[Start Data segment]

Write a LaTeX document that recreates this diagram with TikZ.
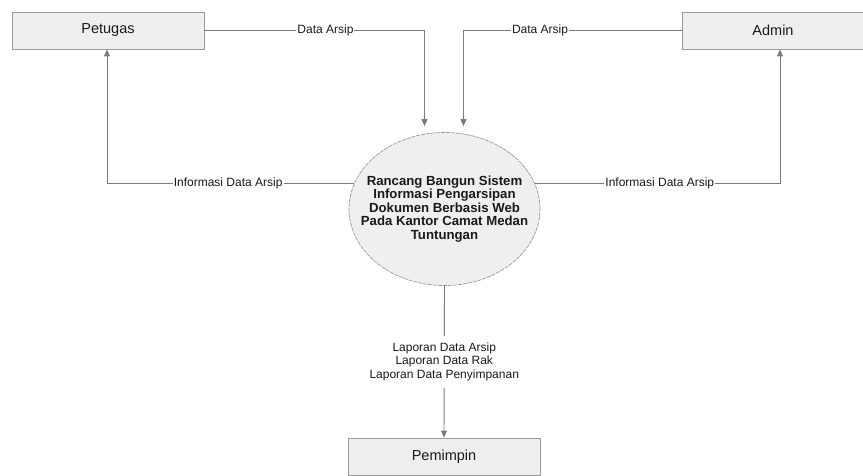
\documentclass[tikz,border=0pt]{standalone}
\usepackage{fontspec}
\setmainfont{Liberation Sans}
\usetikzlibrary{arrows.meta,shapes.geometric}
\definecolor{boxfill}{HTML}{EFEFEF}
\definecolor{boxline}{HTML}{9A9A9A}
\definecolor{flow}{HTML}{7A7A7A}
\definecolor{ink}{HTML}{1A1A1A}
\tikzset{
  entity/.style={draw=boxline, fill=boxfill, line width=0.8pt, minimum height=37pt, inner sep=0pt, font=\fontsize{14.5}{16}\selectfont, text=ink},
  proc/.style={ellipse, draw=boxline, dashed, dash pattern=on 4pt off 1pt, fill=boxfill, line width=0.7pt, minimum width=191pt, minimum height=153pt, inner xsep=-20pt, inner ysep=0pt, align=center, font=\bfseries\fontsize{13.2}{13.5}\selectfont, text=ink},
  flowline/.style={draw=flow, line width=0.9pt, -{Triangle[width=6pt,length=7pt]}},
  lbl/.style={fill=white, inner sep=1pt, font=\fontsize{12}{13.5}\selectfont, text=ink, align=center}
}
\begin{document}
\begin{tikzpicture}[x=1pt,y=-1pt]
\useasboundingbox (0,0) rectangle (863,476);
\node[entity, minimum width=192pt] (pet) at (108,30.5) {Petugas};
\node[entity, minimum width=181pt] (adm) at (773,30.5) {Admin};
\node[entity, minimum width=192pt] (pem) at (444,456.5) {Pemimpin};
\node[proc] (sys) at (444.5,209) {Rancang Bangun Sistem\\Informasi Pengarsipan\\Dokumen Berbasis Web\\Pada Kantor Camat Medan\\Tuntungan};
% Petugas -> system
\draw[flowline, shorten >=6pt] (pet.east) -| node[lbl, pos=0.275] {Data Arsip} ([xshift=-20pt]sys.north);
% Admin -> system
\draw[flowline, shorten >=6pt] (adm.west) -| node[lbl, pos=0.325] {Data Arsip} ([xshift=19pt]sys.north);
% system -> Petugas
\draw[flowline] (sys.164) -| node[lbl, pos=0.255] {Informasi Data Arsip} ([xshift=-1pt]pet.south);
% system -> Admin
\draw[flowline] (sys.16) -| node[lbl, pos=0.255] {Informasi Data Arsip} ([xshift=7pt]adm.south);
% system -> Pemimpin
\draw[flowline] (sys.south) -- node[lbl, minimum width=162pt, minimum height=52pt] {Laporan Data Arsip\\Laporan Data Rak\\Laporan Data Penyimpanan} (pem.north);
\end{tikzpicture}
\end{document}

[End Data segment]

*What needs to be done:*
What is needed is an exact reproduction of the data, pictures excluded.

*Reply:*
Write a LaTeX document that recreates this diagram with TikZ.
\documentclass[tikz,border=0pt]{standalone}
\usepackage{fontspec}
\setmainfont{Liberation Sans}
\usetikzlibrary{arrows.meta,shapes.geometric}
\definecolor{boxfill}{HTML}{EFEFEF}
\definecolor{boxline}{HTML}{9A9A9A}
\definecolor{flow}{HTML}{7A7A7A}
\definecolor{ink}{HTML}{1A1A1A}
\tikzset{
  entity/.style={draw=boxline, fill=boxfill, line width=0.8pt, minimum height=37pt, inner sep=0pt, font=\fontsize{14.5}{16}\selectfont, text=ink},
  proc/.style={ellipse, draw=boxline, dashed, dash pattern=on 4pt off 1pt, fill=boxfill, line width=0.7pt, minimum width=191pt, minimum height=153pt, inner xsep=-20pt, inner ysep=0pt, align=center, font=\bfseries\fontsize{13.2}{13.5}\selectfont, text=ink},
  flowline/.style={draw=flow, line width=0.9pt, -{Triangle[width=6pt,length=7pt]}},
  lbl/.style={fill=white, inner sep=1pt, font=\fontsize{12}{13.5}\selectfont, text=ink, align=center}
}
\begin{document}
\begin{tikzpicture}[x=1pt,y=-1pt]
\useasboundingbox (0,0) rectangle (863,476);
\node[entity, minimum width=192pt] (pet) at (108,30.5) {Petugas};
\node[entity, minimum width=181pt] (adm) at (773,30.5) {Admin};
\node[entity, minimum width=192pt] (pem) at (444,456.5) {Pemimpin};
\node[proc] (sys) at (444.5,209) {Rancang Bangun Sistem\\Informasi Pengarsipan\\Dokumen Berbasis Web\\Pada Kantor Camat Medan\\Tuntungan};
% Petugas -> system
\draw[flowline, shorten >=6pt] (pet.east) -| node[lbl, pos=0.275] {Data Arsip} ([xshift=-20pt]sys.north);
% Admin -> system
\draw[flowline, shorten >=6pt] (adm.west) -| node[lbl, pos=0.325] {Data Arsip} ([xshift=19pt]sys.north);
% system -> Petugas
\draw[flowline] (sys.164) -| node[lbl, pos=0.255] {Informasi Data Arsip} ([xshift=-1pt]pet.south);
% system -> Admin
\draw[flowline] (sys.16) -| node[lbl, pos=0.255] {Informasi Data Arsip} ([xshift=7pt]adm.south);
% system -> Pemimpin
\draw[flowline] (sys.south) -- node[lbl, minimum width=162pt, minimum height=52pt] {Laporan Data Arsip\\Laporan Data Rak\\Laporan Data Penyimpanan} (pem.north);
\end{tikzpicture}
\end{document}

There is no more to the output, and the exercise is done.